Anthropology: Family matters in an Early Neolithic tomb
Nature
December 23, 2021
A detailed genetic analysis of 35 individuals interred in a Neolithic tomb in Gloucestershire, England about 5,700 years ago offers new insights into the kinship rules that governed this ancient society. The study, published this week in Nature, hints at a possibly polygamous society in which adoption may have occurred, and paternal and maternal lines of descent were both important.
The individuals were all entombed in Hazelton North, an Early Neolithic long cairn containing two opposed, L-shaped chambers, dubbed ‘north’ and ‘south’. Combining archaeological analyses with genome-wide data extracted from ancient DNA, David Reich and colleagues found that 27 of the individuals belonged to the same family; a five-generation lineage descended from one male and four females.
Fifteen of the individuals are connected via the male line, which suggests a paternal influence, while the non-random positioning of the mothers’ descendants indicates that the maternal line was also important. Descendants from two of the females were interred in the southern chambers, whilst descendants from the other two females were interred in the northern chambers. This finding suggests that maternal sub-lineages were grouped into branches whose distinctiveness was recognised during the tomb’s construction.
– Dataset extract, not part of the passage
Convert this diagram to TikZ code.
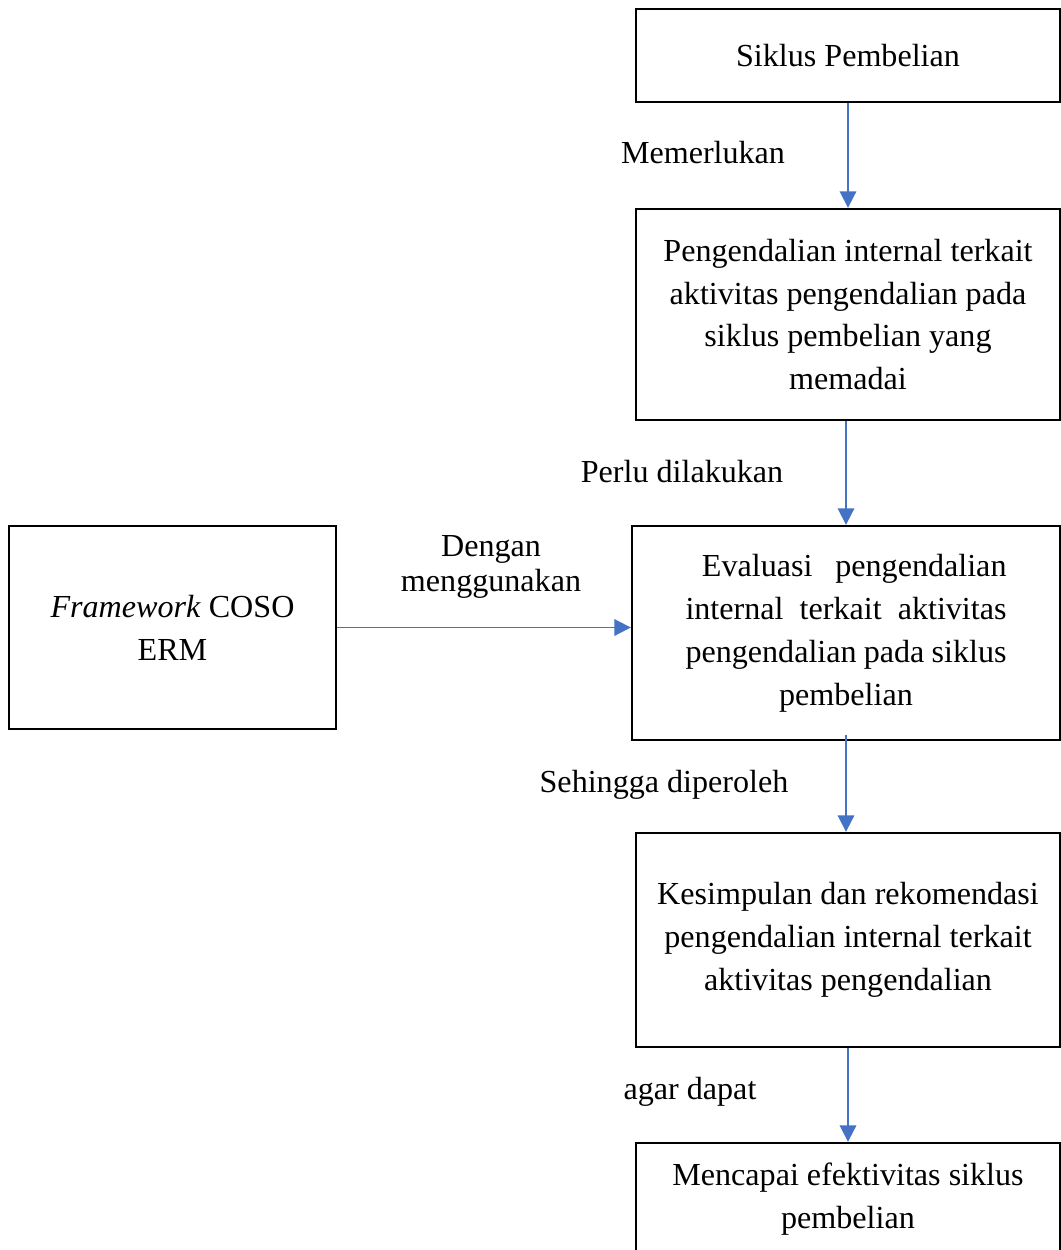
\documentclass[tikz,border=0pt]{standalone}
\usepackage{fontspec}
\setmainfont{Liberation Serif}
\usetikzlibrary{positioning,arrows.meta}
\definecolor{panah}{RGB}{68,114,196}
\newlength{\evalw}
\setlength{\evalw}{137pt}
\newcommand{\jline}[1]{\makebox[\evalw][s]{#1}}

\begin{document}
\begin{tikzpicture}
[x=0.015cm, y=-0.015cm,
    font=\fontsize{13.7}{18.3}\selectfont,
    >={Triangle[length=7pt,width=7pt]},
    box/.style={rectangle, draw=black, line width=1pt, align=center,
      inner sep=0pt},
    lbl/.style={align=center, inner sep=0pt,
      font=\fontsize{13.7}{15}\selectfont},
    panahbiru/.style={->, draw=panah, line width=0.8pt},
    ]
    \useasboundingbox (0,0) rectangle (1061,1250);
    \clip (0,0) rectangle (1061,1250);

    % kotak utama
    \node[box, minimum width=6.36cm, minimum height=1.395cm] (siklus) at (848,55.5) {Siklus Pembelian};
    \node[box, minimum width=6.36cm, minimum height=3.165cm] (kontrol) at (848,314.5)
      {Pengendalian internal terkait\\ aktivitas pengendalian pada\\ siklus pembelian yang\\ memadai};
    \node[box, minimum width=6.42cm, minimum height=3.21cm] (evaluasi) at (846,633)
      {\jline{\hspace*{7pt}Evaluasi pengendalian}\\ \jline{internal terkait aktivitas}\\
       \jline{pengendalian pada siklus}\\ pembelian};
    \node[box, minimum width=6.36cm, minimum height=3.21cm] (simpulan) at (848,940)
      {Kesimpulan dan rekomendasi\\ pengendalian internal terkait\\ aktivitas pengendalian};
    \node[box, minimum width=6.36cm, minimum height=1.68cm] (capai) at (848,1199)
      {Mencapai efektivitas siklus\\ pembelian};
    \node[box, minimum width=4.905cm, minimum height=3.045cm] (coso) at (172.5,627.5)
      {\textit{Framework} COSO\\ ERM};

    % panah
    \draw[panahbiru] (siklus.south) -- (kontrol.north);
    \draw[panahbiru] (kontrol.south -| evaluasi.north) -- (evaluasi.north);
    \draw[panahbiru] ([yshift=0.1cm]evaluasi.south) -- (evaluasi.south |- simpulan.north);
    \draw[panahbiru] (simpulan.south) -- (capai.north);
    \draw[panahbiru] (coso.east) -- (coso.east -| evaluasi.west);

    % keterangan
    \node[lbl] (memerlukan) at (703,153) {Memerlukan};
    \node[lbl] (perlu) at (682,472) {Perlu dilakukan};
    \node[lbl] (dengan) at (491,567) {Dengan\\ menggunakan};
    \node[lbl] (sehingga) at (664,785) {Sehingga diperoleh};
    \node[lbl] (agar) at (690,1092) {agar dapat};

\end{tikzpicture}
\end{document}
The team also identified four males whose mothers were part of the lineage, but whose fathers were not. This finding may indicate that adoptive kinship might have been as important as biological kinship. Eight individuals who were not close biological relatives of the main lineage were also present in the tomb, and although their significance is uncertain, they highlight the possibility that non-biological kinship was also important to this community.